Jika perencanaan kedua aspek tersebut dilakukan
secara akurat maka perencanaan pembangunan bendungan yang berkelanjutan akan dapat dicapai dengan indikasi tercapainya daya dukung optimal tampungan dan fungsi optimal bendungan selama umur layanan bendungan. Hal ini dapat diukur dan dimonitor secara kuantitatif melalui pengukuran laju sedimentasi, pengukuran volume tampungan dan sedimen, pengukuran debit inflow dan outflow.

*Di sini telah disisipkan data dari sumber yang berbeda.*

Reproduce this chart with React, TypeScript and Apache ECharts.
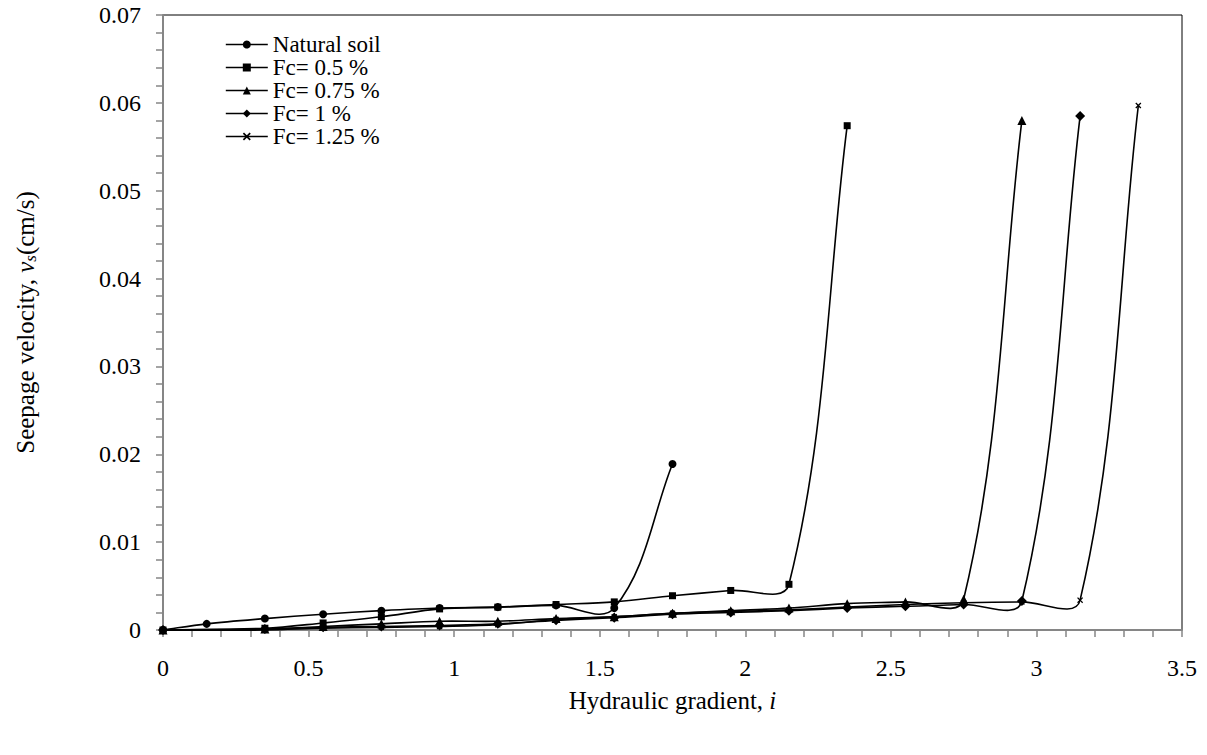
import React, { useEffect, useRef } from "react";
import * as echarts from "echarts";

// Hydraulic gradient values (x)
const gradNatural = [0, 0.15, 0.35, 0.55, 0.75, 0.95, 1.15, 1.35, 1.55, 1.75];
const gradFc = [0, 0.35, 0.55, 0.75, 0.95, 1.15, 1.35, 1.55, 1.75, 1.95, 2.15, 2.35, 2.55, 2.75, 2.95, 3.15, 3.35];

// Seepage velocity values (cm/s)
const velNatural = [0, 0.0007, 0.0013, 0.0018, 0.0022, 0.0025, 0.0026, 0.0028, 0.0025, 0.0189];
const velFc050 = [0, 0.0002, 0.0008, 0.0015, 0.0024, 0.0026, 0.0029, 0.0032, 0.0039, 0.0045, 0.0052, 0.0574];
const velFc075 = [0, 0.0001, 0.0004, 0.0007, 0.001, 0.001, 0.0013, 0.0015, 0.0019, 0.0022, 0.0025, 0.003, 0.0032, 0.0035, 0.058];
const velFc100 = [0, 0.0001, 0.0003, 0.0004, 0.0005, 0.0007, 0.0011, 0.0014, 0.0018, 0.002, 0.0022, 0.0025, 0.0027, 0.0029, 0.0033, 0.0585];
const velFc125 = [0, 0, 0.0002, 0.0003, 0.0004, 0.0006, 0.0012, 0.0015, 0.0019, 0.0021, 0.0023, 0.0026, 0.0029, 0.0031, 0.0032, 0.0034, 0.0597];

const seriesNames = ["Natural soil", "Fc= 0.5 %", "Fc= 0.75 %", "Fc= 1 %", "Fc= 1.25 %"];

const xTicks = { min: 0, max: 3.5, interval: 0.5 };
const yTicks = { min: 0, max: 0.07, interval: 0.01 };

const crossPath =
  "path://M0,1.5L1.5,0L5,3.5L8.5,0L10,1.5L6.5,5L10,8.5L8.5,10L5,6.5L1.5,10L0,8.5L3.5,5Z";

const FONT = "Liberation Serif";

function pairs(xs: number[], ys: number[]) {
  return ys.map((v, i) => [xs[i], v]);
}

// Smooth Bezier through pixel points: tangent from neighbours, handle length from the segment length
function smoothPath(pts: number[][], k = 0.34) {
  const n = pts.length;
  const tangent = (i: number) => {
    const p = pts[Math.max(0, i - 1)];
    const q = pts[Math.min(n - 1, i + 1)];
    const dx = q[0] - p[0];
    const dy = q[1] - p[1];
    const L = Math.hypot(dx, dy) || 1;
    return [dx / L, dy / L];
  };
  let d = `M${pts[0][0]},${pts[0][1]}`;
  for (let i = 0; i < n - 1; i++) {
    const a = pts[i];
    const b = pts[i + 1];
    const len = Math.hypot(b[0] - a[0], b[1] - a[1]);
    const ta = tangent(i);
    const tb = tangent(i + 1);
    const c1 = [a[0] + ta[0] * len * k, a[1] + ta[1] * len * k];
    const c2 = [b[0] - tb[0] * len * k, b[1] - tb[1] * len * k];
    d += ` C${c1[0]},${c1[1]} ${c2[0]},${c2[1]} ${b[0]},${b[1]}`;
  }
  return d;
}

export default function App() {
  const ref = useRef<HTMLDivElement>(null);
  useEffect(() => {
    document.body.style.margin = "0";
    const chart = echarts.init(ref.current!, null, { renderer: "svg" });
    const allData = [
      pairs(gradNatural, velNatural),
      pairs(gradFc, velFc050),
      pairs(gradFc, velFc075),
      pairs(gradFc, velFc100),
      pairs(gradFc, velFc125),
    ];
    const symbols = ["circle", "rect", "triangle", "diamond", crossPath];
    const sizes = [8, 7, 9, 10, 6];

    const markerSeries = allData.map((data, i) => ({
      name: seriesNames[i],
      type: "line",
      data,
      symbol: symbols[i],
      symbolSize: sizes[i],
      showAllSymbol: true,
      z: 3,
      lineStyle: { color: "#000", width: 1.6, opacity: 0 },
      itemStyle: { color: "#000" },
      emphasis: { disabled: true },
      silent: true,
    }));

    const curveSeries = allData.map((data, i) => ({
      name: "curve" + i,
      type: "custom",
      coordinateSystem: "cartesian2d",
      data: [[data[0][0], data[0][1]]],
      z: 2,
      silent: true,
      renderItem: (_params: any, api: any) => {
        const pts = data.map((p) => api.coord(p));
        return {
          type: "path",
          shape: { pathData: smoothPath(pts) },
          style: { stroke: "#000", fill: "none", lineWidth: 1.6 },
        };
      },
    }));

    chart.setOption({
      animation: false,
      backgroundColor: "#fff",
      textStyle: { fontFamily: FONT, color: "#000" },
      grid: {
        left: 163,
        right: 25,
        top: 15,
        bottom: 125,
        show: true,
        borderColor: "#000",
        borderWidth: 1,
        backgroundColor: "transparent",
      },
      legend: {
        orient: "vertical",
        left: 220,
        top: 28,
        itemWidth: 42,
        itemHeight: 10,
        itemGap: 0,
        data: seriesNames,
        lineStyle: { color: "#000", width: 1.6, opacity: 1 },
        textStyle: { fontFamily: FONT, fontSize: 23, color: "#000" },
      },
      xAxis: {
        type: "value",
        ...xTicks,
        name: "Hydraulic gradient, {i|i}",
        nameLocation: "middle",
        nameGap: 58,
        nameTextStyle: {
          fontFamily: FONT,
          fontSize: 25,
          color: "#000",
          rich: { i: { fontFamily: FONT, fontSize: 25, fontStyle: "italic", color: "#000" } },
        },
        axisLine: { lineStyle: { color: "#868686", width: 2 } },
        axisTick: { show: true, length: 7, lineStyle: { color: "#868686", width: 1.5 } },
        minorTick: { show: true, splitNumber: 5, length: 7, lineStyle: { color: "#868686", width: 1.5 } },
        splitLine: { show: false },
        axisLabel: { fontFamily: FONT, fontSize: 24, color: "#000", margin: 26 },
      },
      yAxis: {
        type: "value",
        ...yTicks,
        name: "{a|Seepage velocity, }{i|v}{s|s}{a|(cm/s)}",
        nameLocation: "middle",
        nameRotate: 90,
        nameGap: 124,
        nameTextStyle: {
          fontFamily: FONT,
          fontSize: 25,
          color: "#000",
          rich: {
            a: { fontFamily: FONT, fontSize: 25, color: "#000" },
            i: { fontFamily: FONT, fontSize: 25, fontStyle: "italic", color: "#000" },
            s: { fontFamily: FONT, fontSize: 17, fontStyle: "italic", color: "#000", padding: [11, 0, 0, 0] },
          },
        },
        axisLine: { show: true, lineStyle: { color: "#868686", width: 2 } },
        axisTick: { show: true, length: 7, lineStyle: { color: "#868686", width: 1.5 } },
        minorTick: { show: true, splitNumber: 5, length: 7, lineStyle: { color: "#868686", width: 1.5 } },
        splitLine: { show: false },
        axisLabel: {
          fontFamily: FONT,
          fontSize: 24,
          color: "#000",
          margin: 22,
          formatter: (v: number) => (v === 0 ? "0" : v.toFixed(2)),
        },
      },
      series: [...curveSeries, ...markerSeries],
    });
    return () => chart.dispose();
  }, []);
  return (
    <div
      ref={ref}
      style={{ position: "fixed", left: 0, top: 0, width: 1207, height: 755, background: "#fff" }}
    />
  );
}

Jika nilainya sesuai perencanaan, berarti kualitas DAS dan keseimbangan air
sesuai
batasan
perencanaan.
Sedangkan
pengadaan
tanah
untuk
pembangunan bendungan bersifat non eksak, artinya tidak diukur secara kuantitatif, tetapi berdasarkan besaran-besaran dalam implementasi pengadaan tanah dapat diukur penilaian kualitatif. Sekalipun program dan rencana pengadaan tanah sudah sesuai perencanaan, jika dalam implementasi pengadaan tanah tidak memiliki ketegasan, konsistensi, koordinasi dan kedisiplinan, bukan tidak mungkin rencana pengadaan tidak tercapai. Pengadaan tanah pada pembangunan Bendungan Jatigede, khususnya pengadaan tanah milik penduduk, sebenarnya telah didukung dengan kebijakan pengadaan tanah mulai dari PP, Kepres/Perpres, Permen, Peraturan Kepala BPN dan peraturan lainnya. Seharusnya dengan dukungan kebijakan tersebut tidak ditemui masalah dalam pengadaan tanah. Kenyataannya, terdapat masalah dalam relokasi permukiman pada tanah, masalah rumah tumbuh dan klaim tanah. Hal ini terjadi karena pemerintah kurang memiliki ketegasan, konsistensi, koordinasi dan kedisiplinan pada program yang harus dijalankan, serta masalah eksternal terkait anggaran pembiayaan padahal luas tanah yang harus dibebaskan besar (± 4.946 ha). Akibatnya proses pengadaan tanah lama sekali baru dapat dituntaskan (lebih 30 tahun), sehingga bermunculan masalah di atas. Reformasi politik tahun 1998, membawa pengaruh terhadap pengadaan tanah, positifnya musyawarah harga berjalan lebih demokratis sehingga proses penentuan harga bisa mendekati keinginan masyarakat. Pengaruh negatifnya, pemerintah kurang memiliki ketegasan dalam menegakkan kebijakan/peraturan, kurang konsisten dan disiplin terhadap program yang ada serta koordinasi yang lemah antar instansi pemerintah yang terlibat. Program pengadaan tanah yang baik akan menjadi kurang bermakna jika tidak diimplementasikan dengan ketegasan, konsistensi, kedisiplinan dan koordinasi yang baik.